Sinister: I am Murdoch, hear me R!O!C!K!
Nick Dastoor
nickdastoor at xxx.com
Fri Apr 30 18:38:51 BST 1999
>I really envy the people on this list who can think of something
>interesting
>or funny to write almost every day. But anyway, I'm German, I'm not
>supposed
>to be funny or interesting. I leave that to the Brits.
Bloody hell, I didn't know cultural stereotyping could inflict such deep
wounds on a nation's psyche. Crikey. I hope you're all proud of
yourselves.
My sister went out with a hilarious German once. Unfortunately, his humour
seemed to be inextricably linked to wanton destruction of property and
gratuituous insulting of my dad. He was funny, but he had to go.
Sudden thought - perhaps you were being sardonic. If only you had used
Northy's clever ~ then there would be no room for confusion.
[Historical Note for newcomers: Northy is a late lamented member of the list
who had many wise things to say, amongst them the suggestion that we should
laugh at the homeless and use ~ to signify sarcastic overtones. We will not
see his like again. Another suddeen thought: what if he's a back and a
lurker. Not actually IN The Lurkers, you understand.]
>I have 2 questions:
>One is mainly for the British people: Will there be a TV show about Bowlie?
>And if so, can someone send me a copy? A tape of B & S' performance would
>be
>highly appreciated too and rewarded with lots of money, free sex or
>whatever
>takes your fancy. ;-)
Ah.. you spotted the cameras. Isn't Duglas out of the BMX Bandits doing a
documentary on the band (I think that's what he said in the R1 Bowlie diary
that was broadcast on Monday)? Perhaps footage will find its way into
there.
>The other question is to everyone who's English is better then mine: What
>does "flying low" mean???
I'm going to spoil everyone's fun by telling you the real answer. It means
not having done the fly on your trousers up. That's a zip/button kind of
fly. Not an insect kind of fly. Maybe Straun tried to make amends but
caught himself in the zip and that's why he got angry and smashed his
guitar. It's a more plausible theory than the the Times reviewer came up
with (see below):
The Times April 30 1999
Sorry, chums
Belle and Sebastian
Dublin
Venerable indie pop messiahs or execrable anti-rock pariahs? Belle and
Sebastian compel and repel in equal measures. But they were among friends at
the Olympia, transformed into a thousand-strong church of happily lost souls
who believe this Glasgow-based octet to be the apotheosis of the indie
aesthetic and, in the afterglow of their successful Bowlie Weekender at
Camber Sands, living proof that every underdog does ultimately have its day.
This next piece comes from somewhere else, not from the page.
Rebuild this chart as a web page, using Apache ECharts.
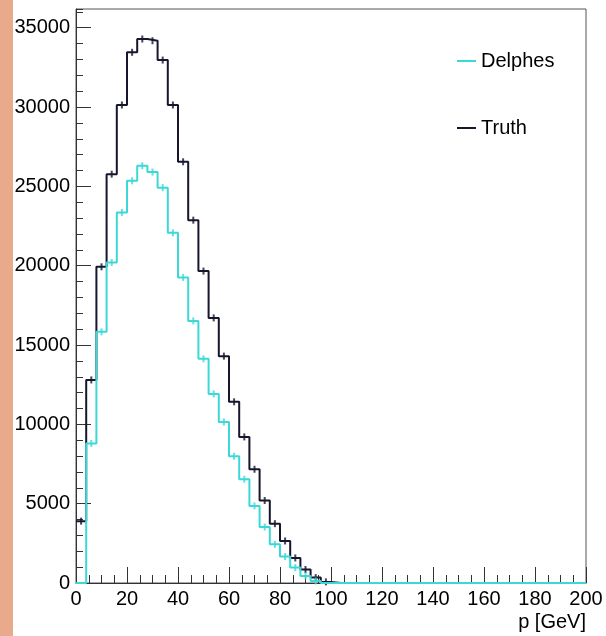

But the performance was not so much liturgical as just plain lethargic.
Belle and Sebastian have always preferred to maintain a self-effacing
anonymity rather than kowtow to the cult of personality. But the fact is
that there were eight musicians pottering before us who collectively have
the stage presence of a cardboard box.
And as the gig limped slowly on, one could palpably feel their
self-mythologising mystique drain away, leaving us with what? A bunch of
carefully crafted, literate pop songs that can be pleasingly wry and witty
but also selfconsciously clever. It's all rather bloodless and, there's no
getting away from it, sexless.
The telling moment came near the end, when someone shouted a request for the
Sex Pistols' Anarchy in the UK. Alive to the inherent criticism in such a
barbed remark, Stuart Murdoch (main songwriter and singer) kicked over his
mic stand and smashed his electric guitar on the floor of the stage.
Brilliant, I thought: an ironic comment on the jaded histrionics of punk
rock and an acknowledgement of his band's minuscule rock credentials. But
then Murdoch ruined it: he apologised. That's the problem with Belle and
Sebastian: their suffocating, strangulating politeness.
NICK KELLY
'Alive to the inherent criticism in such a barbed remark' indeed.